DATA EXTRACT:
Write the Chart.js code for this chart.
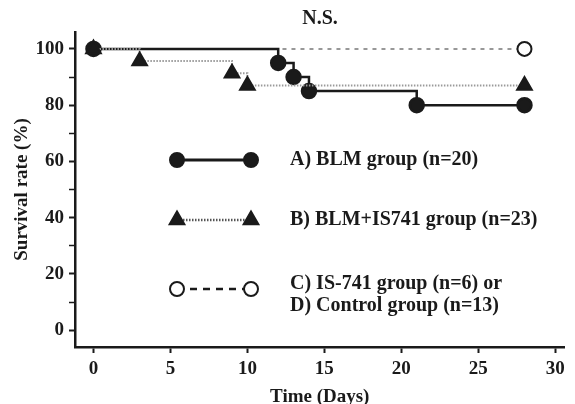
<!DOCTYPE html>
<html lang="en">
<head>
    <meta charset="UTF-8">
    <title>Survival rate</title>
    <script src="https://cdn.jsdelivr.net/npm/chart.js"></script>
    <style>
        html, body {
            margin: 0;
            padding: 0;
            background: #fff;
        }
        #wrap {
            width: 575px;
            height: 404px;
        }
    </style>
</head>
<body>
    <div id="wrap"><canvas id="survivalChart" width="575" height="404"></canvas></div>

    <script>
        // Kaplan-Meier steps
        const blmDays = [0, 12, 13, 14, 21, 28];
        const blmSurvival = [100, 95, 90, 85, 80, 80];

        const comboDays = [0, 3, 9, 10, 28];
        const comboSurvival = [100, 95.7, 91.3, 87, 87];

        const controlDays = [0, 28];
        const controlSurvival = [100, 100];

        const xTickValues = [0, 5, 10, 15, 20, 25, 30];
        const yTickValues = [0, 10, 20, 30, 40, 50, 60, 70, 80, 90, 100];

        const legendLines = [
            ['A) BLM group (n=20)'],
            ['B) BLM+IS741 group (n=23)'],
            ['C) IS-741 group (n=6) or', 'D) Control group (n=13)']
        ];

        const INK = '#1a1a1a';
        const SERIF = '"Liberation Serif", "DejaVu Serif", serif';

        function toPoints(xs, ys) {
            return xs.map((x, i) => ({ x: x, y: ys[i] }));
        }

        function drawMarker(ctx, style, x, y) {
            ctx.save();
            ctx.lineWidth = 2;
            ctx.strokeStyle = INK;
            ctx.beginPath();
            if (style === 'triangle') {
                const r = 8.5;
                ctx.moveTo(x, y - r);
                ctx.lineTo(x + r * 0.866, y + r * 0.5);
                ctx.lineTo(x - r * 0.866, y + r * 0.5);
                ctx.closePath();
                ctx.fillStyle = INK;
            } else {
                ctx.arc(x, y, 7, 0, Math.PI * 2);
                ctx.fillStyle = style === 'open' ? '#fff' : INK;
            }
            ctx.fill();
            ctx.stroke();
            ctx.restore();
        }

        const extras = {
            id: 'extras',
            beforeDraw(chart) {
                const ctx = chart.ctx;
                ctx.save();
                ctx.fillStyle = '#fff';
                ctx.fillRect(0, 0, chart.width, chart.height);
                ctx.restore();
            },
            afterDraw(chart) {
                const ctx = chart.ctx;
                ctx.save();
                ctx.fillStyle = INK;
                ctx.textBaseline = 'middle';

                // title
                ctx.font = 'bold 20px ' + SERIF;
                ctx.textAlign = 'center';
                ctx.fillText('N.S.', 320, 19);

                // legend samples
                const x1 = 177, x2 = 251;
                const rows = [
                    { y: 160, dash: [], color: INK, width: 3, marker: 'filled' },
                    { y: 220, dash: [1.5, 1.5], color: '#555', width: 2.5, marker: 'triangle' },
                    { y: 289, dash: [7, 6], color: INK, width: 2.5, marker: 'open' }
                ];
                rows.forEach(r => {
                    ctx.save();
                    ctx.beginPath();
                    ctx.setLineDash(r.dash);
                    ctx.strokeStyle = r.color;
                    ctx.lineWidth = r.width;
                    ctx.moveTo(x1, r.y);
                    ctx.lineTo(x2, r.y);
                    ctx.stroke();
                    ctx.restore();
                    drawMarker(ctx, r.marker, x1, r.y);
                    drawMarker(ctx, r.marker, x2, r.y);
                });

                ctx.font = 'bold 20px ' + SERIF;
                ctx.textAlign = 'left';
                ctx.fillText(legendLines[0][0], 290, 160);
                ctx.fillText(legendLines[1][0], 290, 220);
                ctx.fillText(legendLines[2][0], 290, 284);
                ctx.fillText(legendLines[2][1], 290, 306);
                ctx.restore();
            }
        };

        const tickFont = { family: SERIF, size: 19, weight: 'bold' };

        new Chart(document.getElementById('survivalChart'), {
            type: 'line',
            data: {
                datasets: [
                    {
                        label: 'B) BLM+IS741 group (n=23)',
                        data: toPoints(comboDays, comboSurvival),
                        stepped: true,
                        borderColor: '#9a9a9a',
                        borderWidth: 2,
                        borderDash: [1.5, 1.5],
                        pointStyle: 'triangle',
                        pointRadius: 8.5,
                        pointBackgroundColor: INK,
                        pointBorderColor: INK,
                        order: 0,
                        clip: false
                    },
                    {
                        label: 'A) BLM group (n=20)',
                        data: toPoints(blmDays, blmSurvival),
                        stepped: true,
                        borderColor: INK,
                        borderWidth: 2.5,
                        pointStyle: 'circle',
                        pointRadius: 7,
                        pointBackgroundColor: INK,
                        pointBorderColor: INK,
                        order: 1,
                        clip: false
                    },
                    {
                        label: 'C) IS-741 group (n=6) or D) Control group (n=13)',
                        data: toPoints(controlDays, controlSurvival),
                        borderColor: '#777',
                        borderWidth: 1.5,
                        borderDash: [4, 5],
                        pointStyle: 'circle',
                        pointRadius: [0, 7],
                        pointBorderWidth: 2,
                        pointBackgroundColor: '#fff',
                        pointBorderColor: INK,
                        order: 2,
                        clip: false
                    }
                ]
            },
            options: {
                responsive: false,
                animation: false,
                events: [],
                layout: {
                    padding: { top: 32, right: 2, left: 0, bottom: 0 }
                },
                plugins: {
                    legend: { display: false },
                    tooltip: { enabled: false }
                },
                scales: {
                    x: {
                        type: 'linear',
                        min: -1.2,
                        max: 30.6,
                        afterBuildTicks: scale => {
                            scale.ticks = xTickValues.map(v => ({ value: v }));
                        },
                        afterFit: scale => {
                            scale.height = 57;
                        },
                        ticks: {
                            font: tickFont,
                            color: INK,
                            padding: 5,
                            maxRotation: 0
                        },
                        grid: {
                            drawOnChartArea: false,
                            tickLength: 6,
                            tickWidth: 2,
                            tickColor: INK
                        },
                        border: { color: INK, width: 2.5 },
                        title: {
                            display: true,
                            text: 'Time (Days)',
                            color: INK,
                            font: { family: SERIF, size: 19, weight: 'bold', lineHeight: 1 },
                            padding: { top: 0, bottom: -3 }
                        }
                    },
                    y: {
                        min: -6,
                        max: 106,
                        afterBuildTicks: scale => {
                            scale.ticks = yTickValues.map(v => ({ value: v }));
                        },
                        afterFit: scale => {
                            scale.width = 75;
                        },
                        ticks: {
                            font: tickFont,
                            color: INK,
                            padding: 5,
                            callback: v => (v % 20 === 0 ? v : '')
                        },
                        grid: {
                            drawOnChartArea: false,
                            tickLength: 6,
                            tickWidth: c => (c.tick && c.tick.value % 20 === 0 ? 2 : 1.5),
                            tickColor: INK
                        },
                        border: { color: INK, width: 2.5 },
                        title: {
                            display: true,
                            text: 'Survival rate (%)',
                            color: INK,
                            font: { family: SERIF, size: 19, weight: 'bold', lineHeight: 1 },
                            padding: { top: 13, bottom: 0 }
                        }
                    }
                }
            },
            plugins: [extras]
        });
    </script>
</body>
</html>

REQUIREMENT: Give again, exactly, the lines from the start of the data through the one holding "const controlSurvival = [100, 100];"; omit the pictures.

EXERCISE SOLUTION:
Write the Chart.js code for this chart.
<!DOCTYPE html>
<html lang="en">
<head>
    <meta charset="UTF-8">
    <title>Survival rate</title>
    <script src="https://cdn.jsdelivr.net/npm/chart.js"></script>
    <style>
        html, body {
            margin: 0;
            padding: 0;
            background: #fff;
        }
        #wrap {
            width: 575px;
            height: 404px;
        }
    </style>
</head>
<body>
    <div id="wrap"><canvas id="survivalChart" width="575" height="404"></canvas></div>

    <script>
        // Kaplan-Meier steps
        const blmDays = [0, 12, 13, 14, 21, 28];
        const blmSurvival = [100, 95, 90, 85, 80, 80];

        const comboDays = [0, 3, 9, 10, 28];
        const comboSurvival = [100, 95.7, 91.3, 87, 87];

        const controlDays = [0, 28];
        const controlSurvival = [100, 100];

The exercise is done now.